I wanted to go pick it up during the week, but somehow the time and the energy never converged, so I looked forward to stopping at one of the branches on the way home from my father's this afternoon. I went to the one in Bucktown, as the clerks are nicer there, and dove straight through the Rock "Ke-Ko" bin. It wasn't there!!!
I went to the counter, and a clerk looked it up and told me: (a) they had sold their copy earlier today (wow!), (b) the Lakeview store still had one (great!), and (c) it was in the soul section (yikes!). He called the other store and asked them to hold it for me. I had a bad feeling as I drove over there. It's a tough neighborhood to park in, and actually getting the CD seemed too good to be true.
I got to the second store (having parked my car without damaging its newly rehabilitated spendor), stepped up the counter, and they didn't know what I was talking about. (Is that the power of negative thinking?) So I headed over to the soul section, and, eureka, one of the last covers in the bin was what I wanted. I browsed around the store some more, finding quite a few of the things I wanted, for good used prices. (For once I had a list, which I had made the night before while browsing around some online best-of-2006 lists.) And I picked a couple of new things I wanted to hear enough to pay a few bucks extra for.
While I was looking around, I heard a clerk tell someone he had $135 worth of stuff and did he know that there was 10% off once you hit $150. I didn't even try to reach that amount. I'm trying not to buy stuff that's not really special to me, or that is readily downloadable, and by then I was in the mood to get out of there anyway.

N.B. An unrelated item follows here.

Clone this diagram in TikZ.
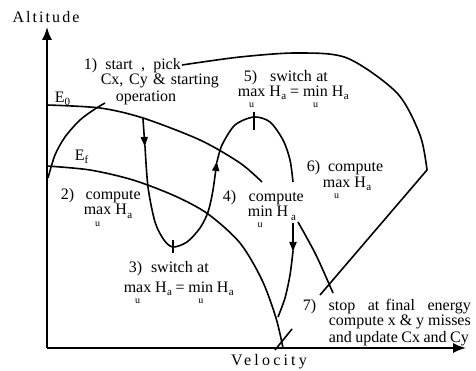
\documentclass[tikz,border=0pt]{standalone}
\usepackage{fontspec}
\setmainfont{Liberation Serif}
\newfontfamily\axfontA[LetterSpace=13]{Liberation Serif}
\newfontfamily\axfontV[LetterSpace=20]{Liberation Serif}
\usetikzlibrary{arrows.meta}
\newcommand\opu[1]{\ooalign{#1\cr\hfil\raisebox{-11pt}{\fontsize{10}{10}\selectfont u}\hfil\cr}}
\newcommand\Ha{H\kern0.5pt\raisebox{-3pt}{\fontsize{11}{11}\selectfont a}}
\newcommand\Hlow{H\kern3pt\raisebox{-4pt}{\fontsize{11}{11}\selectfont a}}
\begin{document}
\begin{tikzpicture}[x=1pt,y=-1pt,line width=1.6pt,line join=round,
  lbl/.style={anchor=base west,inner sep=0pt,font=\fontsize{16}{18}\selectfont},
  axtip/.style={-{Latex[length=13pt,width=10pt]}},
  flowtip/.style={-{Latex[length=11pt,width=8pt]}},
  tick/.style={line width=1.4pt}]
\useasboundingbox (0,0) rectangle (476,371);
% axes
\coordinate (O) at (47,348);
\coordinate (Ytop) at (47,27);
\coordinate (Xend) at (466,348);
\draw[axtip] (O) -- (Ytop);
\draw[axtip] (O) -- (Xend);
\node[inner sep=0pt,font=\fontsize{16}{18}\selectfont\axfontA] (alt) at (46,17) {Altitude};
\node[inner sep=0pt,font=\fontsize{16}{18}\selectfont\axfontV] (vel) at (269,362) {Velocity};
% energy curves
\draw plot[smooth] coordinates {(47,105) (100,108) (143,118) (200,140) (240,163) (262,182)};
\draw plot[smooth] coordinates {(298,222) (316,255) (333,293)};
\draw plot[smooth] coordinates {(47,166) (90,170) (133,180) (175,196) (208,214) (240,243) (262,280) (276,318) (283,348)};
\node[lbl] (E0) at (54,103) {E\raisebox{-3pt}{\fontsize{11}{11}\selectfont 0}};
\node[lbl] (Ef) at (74,161) {E\raisebox{-3pt}{\fontsize{11}{11}\selectfont f}};
% start arc
\draw plot[smooth] coordinates {(48,178) (55,155) (65,137) (80,120) (95,109) (105,103)};
% trajectory
\draw[flowtip] (143,119) -- (145,148);
\draw[flowtip] plot[smooth] coordinates {(145,146) (148,187) (155,222) (164,240) (173,247) (187,242) (200,228) (208,212) (213,190) (217,160)};
\draw plot[smooth] coordinates {(217,162) (222,145) (235,125) (254,117) (270,122) (283,140) (290,160) (293,182)};
\draw[tick] (173,240) -- (173,253);
\draw[tick] (254,112) -- (254,130);
\draw[flowtip] (293,223) -- (293,253);
\draw plot[smooth] coordinates {(293,251) (290,275) (285,298) (278,317)};
% outer return loop
\draw plot[smooth] coordinates {(182,65) (240,57) (297,53) (347,58) (397,93) (420,135) (427,170)} -- (320,295);
% slash at final energy
\draw (275,350) -- (292,329);
% labels
\node[lbl] (l1a) at (83,70) {\makebox[97pt][s]{1)\ \ start\ \ ,\ \ pick}};
\node[lbl] (l1b) at (100,85) {\makebox[118pt][s]{Cx, Cy \& starting}};
\node[lbl] (l1c) at (115,102) {operation};
\node[lbl] (l5a) at (243,82) {\makebox[84pt][s]{5)\ \ \ switch at}};
\node[lbl] (l5b) at (237,97) {\makebox[111pt][s]{\opu{max} \Ha{} = \opu{min} \Ha}};
\node[lbl] (l6a) at (306,172) {\makebox[73pt][s]{6)\ \ \ compute}};
\node[lbl] (l6b) at (322,188) {\opu{max} \Ha};
\node[lbl] (l2a) at (60,200) {\makebox[80pt][s]{2)\ \ \ compute}};
\node[lbl] (l2b) at (83,215) {\opu{max} \Ha};
\node[lbl] (l3a) at (128,272) {\makebox[80pt][s]{3)\ \ switch at}};
\node[lbl] (l3b) at (123,292) {\makebox[110pt][s]{\opu{max} \Ha{} = \opu{min} \Ha}};
\node[lbl] (l4a) at (222,202) {\makebox[81pt][s]{4)\ \ \ compute}};
\node[lbl] (l4b) at (247,217) {\opu{min} \Hlow};
\node[lbl] (l7a) at (302,310) {\makebox[168pt][s]{7)\ \ stop\ \ at\ final\ \ energy}};
\node[lbl] (l7b) at (328,325) {\makebox[142pt][s]{compute x \& y misses}};
\node[lbl] (l7c) at (328,342) {\makebox[140pt][s]{and update Cx and Cy}};
\end{tikzpicture}
\end{document}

I did a rough total before I went to pay, and it was around $75.00. It took the guy about five minutes to get the discs from the shelves behind the counter, and then he said he had to go to the back. While I waited, I noticed that they had the John Cassavetes 8-DVD box - which I've been wanting for quite a while - for the pretty fair price of $79.99. Hey, that'd get me over $150!
When the clerk returned, he said there was one disc he couldn't find. And he held up the cover of the Christian Kjellvander disc I'd come for. What kind of god allows something like this to happen? I felt like walking out immediately. I told him that that was the only thing I really wanted in the whole pile. That wasn't exactly true, but I hoped that a bit of drama would motivate him to keep looking.
I mentioned how the other store had called and asked them to hold the disc for me. He looked and looked and looked (there's a lot of counter space in the store). I asked him to show the cover to the other clerks and see if anyone remembered getting a call about it. Someone did. And there it was! Whew!!!
Walking out of the store, thrilled to have gotten the Cassavetes box for the net price of $64.00 (mentally applying the entire 10% discount to that item), I thought about how, if the first store had had the record I came for, I wouldn't have found all the other stuff I got at this one. I'm sure I would have found something interesting at the first store, but I can't believe I would have done as well there.
And I'm very happy for Christian Kjellvander that he has at least one other fan in Chicago. (Or was someone just taking a chance on some unknown blue-eyed soul?) (BTW, the disc I got came with a second disc - a single that I played a couple of times in the car on the way home. Did the other guy get two discs, too?)
Now I'm going to check my cookbooks for a lardless frybread recipe.